Content control and "local sensitivities"
The draft's reference to "local sensitivities" in the age rating framework is vague and potentially expansive. Without precise criteria, this could enable ideological content filtering rather than evidence-based child protection. International best practice separates objective harm criteria (violence levels, explicit content, gambling mechanics) from subjective cultural judgments. The draft conflates the two.
When will this law take effect?
The draft remains in its early stages. Several steps are required before any legislation takes effect:
- Finalisation of the draft text — ongoing negotiations between the Ministry, BTK, TOGED, and other stakeholders
- Parliamentary submission — committee review and floor debate
- Enactment — parliamentary vote and presidential approval
- Implementing regulations — detailed secondary legislation by BTK (which historically takes months to years)
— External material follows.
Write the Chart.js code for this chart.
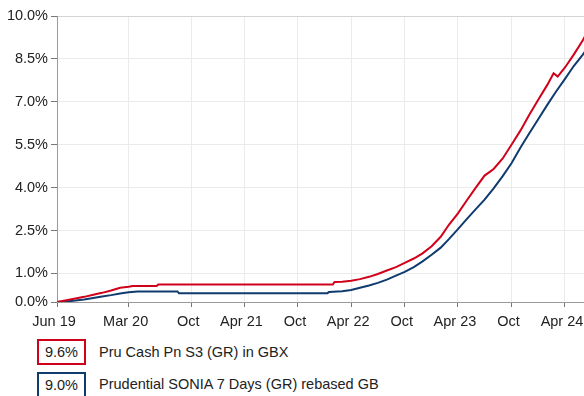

TOGED's 5 February 2026 statement confirmed that the draft has not yet reached a stage suitable for public consultation. Even after enactment, the implementing regulations would need to define critical details: access thresholds triggering the representative requirement, acceptable age rating systems, technical standards for parental controls, and data request procedures.
Realistically, this is a process measured in months to years, not weeks.
What should gaming platforms do now?
For platforms operating in Turkey, the prudent approach is:
- Engage early with TOGED and BTK while the draft is still being shaped. History shows that platforms that participated constructively in Turkey's social media regulation process fared better than those that resisted.
- Audit your age rating coverage — determine what percentage of your catalogue carries PEGI, ESRB, or IARC ratings and plan for potential gaps.
- Assess parental control capabilities against the draft's requirements.
- Monitor the legislative process closely — the final version will likely differ materially from the leaked draft.
What should Turkish gamers expect?
The most realistic scenario is not the loss of Steam or other platforms, but a Turkish gaming market with:
- Local platform offices handling Turkish regulatory compliance (as already exists for social media)
- Age gates on certain content categories
- Enhanced parental controls (which many platforms already offer)
- Potentially, some content restrictions on specific titles that fail to meet age rating or content standards
Whether this outcome is acceptable depends on whether the regulatory framework that emerges is genuinely focused on child protection and consumer safety, or whether it becomes another tool for content control dressed in the language of family values. That is the question worth watching as this legislation develops.